Let’s be clear, bucket lists won’t solve our problems. Ticking a box in itself won’t transform us. But a list like this is a concrete way to think about who we are and what we want to become. And this to me seems important.
As I mentioned already, goals provide direction. They make us accountable. They inspire us and sometimes inspire others and they provide a benchmark for determining whether we are actually succeeding. And when we think of our goals as aspirations, they become even more powerful.
But a bucket list is an empty exercise unless we really put some thought into its component parts. It requires a process and careful introspection. What drives our choices? What feeds our spirit? What is the true path to our ideal selves?
"What drives our choices? What feeds our spirit? What is the true path to our ideal selves?"
The term “bucket list” derives from “kicking the bucket,” a euphemism for dying, which means that creating a “bucket list” is fundamentally a way of thinking about what we hope to do before we die.

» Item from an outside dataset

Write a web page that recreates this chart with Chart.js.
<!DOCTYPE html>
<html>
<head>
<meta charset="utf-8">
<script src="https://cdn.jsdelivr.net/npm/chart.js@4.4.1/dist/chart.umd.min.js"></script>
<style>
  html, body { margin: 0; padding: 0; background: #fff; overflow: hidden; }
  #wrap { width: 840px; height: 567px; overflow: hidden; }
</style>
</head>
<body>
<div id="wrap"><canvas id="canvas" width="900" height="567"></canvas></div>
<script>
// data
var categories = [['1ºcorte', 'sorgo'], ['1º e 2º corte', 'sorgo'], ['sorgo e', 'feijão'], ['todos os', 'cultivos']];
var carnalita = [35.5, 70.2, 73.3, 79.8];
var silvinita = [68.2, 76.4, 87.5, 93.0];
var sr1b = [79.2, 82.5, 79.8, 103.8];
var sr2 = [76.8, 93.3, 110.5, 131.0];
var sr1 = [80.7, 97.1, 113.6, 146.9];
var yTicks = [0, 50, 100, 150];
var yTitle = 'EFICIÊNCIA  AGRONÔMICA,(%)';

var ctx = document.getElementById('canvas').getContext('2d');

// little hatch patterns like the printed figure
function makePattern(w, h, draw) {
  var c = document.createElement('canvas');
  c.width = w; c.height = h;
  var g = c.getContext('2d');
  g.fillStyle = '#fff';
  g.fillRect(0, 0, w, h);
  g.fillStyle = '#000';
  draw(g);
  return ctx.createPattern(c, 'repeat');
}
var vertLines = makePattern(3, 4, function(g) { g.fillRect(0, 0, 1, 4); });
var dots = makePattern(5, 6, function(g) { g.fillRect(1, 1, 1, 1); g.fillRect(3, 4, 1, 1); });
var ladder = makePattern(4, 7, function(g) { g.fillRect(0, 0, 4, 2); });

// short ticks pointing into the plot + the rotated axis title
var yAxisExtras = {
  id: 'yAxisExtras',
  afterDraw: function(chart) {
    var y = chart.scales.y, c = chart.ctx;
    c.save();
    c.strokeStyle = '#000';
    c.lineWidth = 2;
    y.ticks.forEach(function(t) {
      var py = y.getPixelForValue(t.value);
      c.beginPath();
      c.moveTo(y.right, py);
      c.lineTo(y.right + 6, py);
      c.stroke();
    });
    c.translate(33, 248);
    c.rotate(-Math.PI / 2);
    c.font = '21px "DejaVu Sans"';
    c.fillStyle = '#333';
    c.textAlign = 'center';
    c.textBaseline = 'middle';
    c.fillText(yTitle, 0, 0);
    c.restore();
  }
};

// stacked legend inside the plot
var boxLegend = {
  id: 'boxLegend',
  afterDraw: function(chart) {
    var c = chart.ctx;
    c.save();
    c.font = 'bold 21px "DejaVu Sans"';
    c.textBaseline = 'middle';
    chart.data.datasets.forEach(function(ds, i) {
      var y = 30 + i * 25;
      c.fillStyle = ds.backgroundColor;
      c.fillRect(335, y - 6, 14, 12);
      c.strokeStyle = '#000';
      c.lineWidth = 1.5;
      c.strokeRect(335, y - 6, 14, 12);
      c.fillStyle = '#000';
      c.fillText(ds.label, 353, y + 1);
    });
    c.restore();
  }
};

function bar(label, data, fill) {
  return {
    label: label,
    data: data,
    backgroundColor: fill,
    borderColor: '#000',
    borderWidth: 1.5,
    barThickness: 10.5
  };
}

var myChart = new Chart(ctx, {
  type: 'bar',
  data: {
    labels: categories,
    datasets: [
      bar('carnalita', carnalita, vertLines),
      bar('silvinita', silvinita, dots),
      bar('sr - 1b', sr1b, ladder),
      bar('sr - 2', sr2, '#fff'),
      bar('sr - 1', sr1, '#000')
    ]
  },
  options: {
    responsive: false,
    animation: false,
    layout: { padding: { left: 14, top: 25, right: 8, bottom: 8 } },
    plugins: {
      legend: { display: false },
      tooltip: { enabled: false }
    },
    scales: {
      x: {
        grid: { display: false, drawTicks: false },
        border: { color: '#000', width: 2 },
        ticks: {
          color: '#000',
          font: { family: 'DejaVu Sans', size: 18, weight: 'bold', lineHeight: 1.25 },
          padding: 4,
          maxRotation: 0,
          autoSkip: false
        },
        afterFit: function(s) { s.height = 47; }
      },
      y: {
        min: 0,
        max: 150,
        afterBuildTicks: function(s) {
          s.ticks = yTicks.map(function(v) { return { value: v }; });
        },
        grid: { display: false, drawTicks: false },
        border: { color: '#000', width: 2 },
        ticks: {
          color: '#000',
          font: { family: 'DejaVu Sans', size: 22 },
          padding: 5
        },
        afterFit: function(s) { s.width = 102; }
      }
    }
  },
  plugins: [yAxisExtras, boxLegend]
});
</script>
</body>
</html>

Thinking about death, even if it’s done obliquely, can be extremely useful because it invites us to consider our legacy. It makes us wonder how we will be remembered.
Ask yourself: Will anyone remember how many boxes you checked off on our bucket list? Not likely. They will remember the type of person you were. Were you kind? Were you loving? Were you honest? Were you courageous?
As we’ve discussed, laying down some bucket list ground rules is important and helpful:
- Target accomplishments that feed your spirit
- Aspire towards a better version of yourself
- Focus on experiences, not happiness
- Embrace a “small win” approach
Understood correctly, a bucket list should be more about enrichment and character than accomplishment. It should be less a motivation to go places and more a motivation to acquire experience and wisdom. It should be fun, but it should also be meaningful.
Keep in mind, sitting around musing over bucket list possibilities is enjoyable, but it won’t get you anywhere. Making a list is a first step, not an accomplishment. Ultimately, the bucket list is really no more than a device. The rest is up to you.